Why Convert XML to Dict or JSON?
While XML (Extensible Markup Language) was once the standard for data interchange, modern web development largely favors JSON (JavaScript Object Notation) due to its lighter weight and ease of use with JavaScript-based stacks. However, many legacy systems and enterprise applications still rely on XML.
When integrating these systems with modern Python applications, converting XML to JSON or Dictionaries is often necessary for easier data manipulation. The xmltodict module simplifies this process, allowing developers to work with XML data as if it were a native Python dictionary.
Getting Started with xmltodict
Before writing code, we need to install the xmltodict module. Since it is not included in the standard Python library, we will use the Python Package Index (pip).
Installation via Pip
Run the following command in your terminal to install the module:
pip install xmltodict
Note: The installation process is typically fast as xmltodict has no external dependencies, minimizing the risk of version conflicts.
For users on Debian-based Linux systems, the module can also be installed via the apt package manager:
sudo apt install python-xmltodict
Python XML to JSON Conversion
The primary use case for this module is parsing XML strings into JSON. Below is a simple example demonstrating how to parse an XML string and output it as formatted JSON.
import xmltodict
import json
# Sample XML Data
my_xml = """
<audience>
<id what="attribute">123</id>
<name>Shubham</name>
</audience>
"""
# Parse XML to Dict, then dump to JSON
parsed_data = xmltodict.parse(my_xml)
json_output = json.dumps(parsed_data, indent=4)
print(json_output)
Output description: The code outputs a JSON object where the root tag <audience> becomes the primary key, containing nested keys for "id" and "name".

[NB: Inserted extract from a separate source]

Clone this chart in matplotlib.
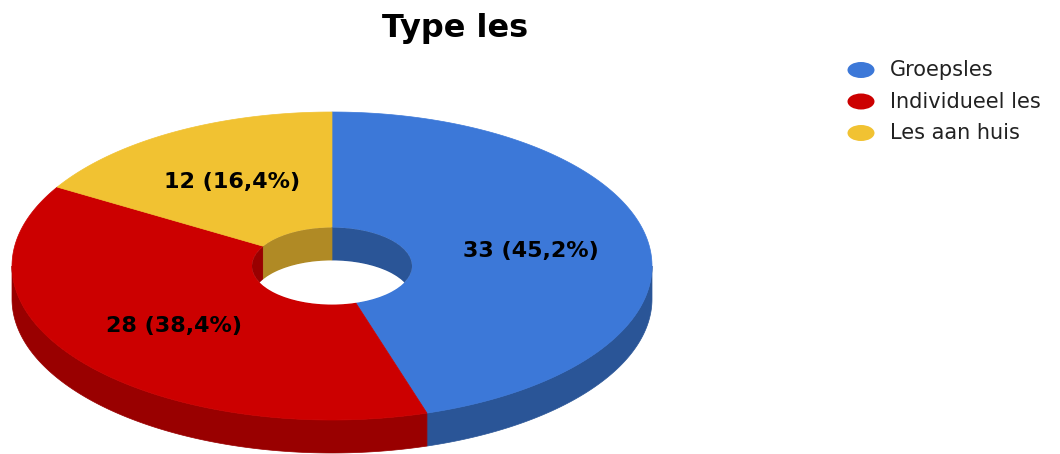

Converting an XML File to JSON
Hardcoding XML data is rarely practical. In real-world scenarios, you will likely read data from a file or an API response. Here is how to read an XML file from the disk and convert it directly to JSON.
import xmltodict
import json
# Open the XML file and parse it
with open('person.xml', 'r') as file_descriptor:
doc = xmltodict.parse(file_descriptor.read())
# Convert the dictionary to a JSON string
print(json.dumps(doc, indent=4))
This method uses the standard Python open() function to read the file content, which is then passed to the parser. This is efficient for processing configuration files or data exports.
Python XML to Dict
Under the hood, xmltodict.parse() converts XML directly into a Python Dictionary (specifically an OrderedDict by default). This allows you to access data using standard key lookups without needing to convert to JSON first.
import xmltodict
my_xml = """
<audience>
<id what="attribute">123</id>
<name>Shubham</name>
</audience>
"""
# Convert XML to Python Dictionary
my_dict = xmltodict.parse(my_xml)
# Accessing elements directly
print(my_dict['audience']['id']['#text']) # Access text content of ID if mixed content exists
# OR if simple content:
# print(my_dict['audience']['name'])
# Accessing Attributes
print(my_dict['audience']['id']['@what'])
Key Concept: XML attributes are converted to dictionary keys prefixed with the@symbol (e.g.,@what). Text content inside tags may sometimes be accessed directly or via keys like#textdepending on the structure.
Handling XML Namespaces
Enterprise XML files often use namespaces to avoid element name collisions. To preserve these namespaces in your JSON or Dictionary output, you can use the process_namespaces parameter.
Example XML with Namespaces
<root xmlns="https://defaultns.com/"
xmlns:a="https://a.com/">
<audience>
<id>123</id>
<name>Shubham</name>
</audience>
</root>
Python Code to Process Namespaces
import xmltodict
import json
with open('person.xml') as fd:
# Enable namespace processing
doc = xmltodict.parse(fd.read(), process_namespaces=True)
print(json.dumps(doc, indent=4))
When process_namespaces=True is set, the resulting dictionary keys will include the namespace URLs, ensuring data integrity is maintained during the conversion.
Converting JSON Back to XML
The xmltodict module is bidirectional. It can also unparse a dictionary (or JSON object) back into XML format. This is useful when your Python application needs to send data back to a legacy system that requires XML input.
import xmltodict
student_data = {
"student": {
"name": "Shubham",
"marks": {
"math": 92,
"english": 99
},
"id": "s387hs3"
}
}
# Convert Dict to XML
xml_output = xmltodict.unparse(student_data, pretty=True)
print(xml_output)
Critical Requirement: XML documents must have a single root element. Therefore, your dictionary must have exactly one key at the top level (e.g., "student" in the example above).
If you attempt to unparse a dictionary with multiple root keys, Python will raise an error because a valid XML document cannot have multiple root tags.
Example of an Invalid Structure
# This will fail conversion
student = {
"name": "Shubham", # Root key 1
"id": "s387hs3" # Root key 2
}
Conclusion
The xmltodict module provides a straightforward, Pythonic way to handle XML data. Whether you need to convert Python XML to JSON for a web API or parse complex XML files into dictionaries for data analysis, this tool offers a robust solution without the overhead of heavy XML parsers.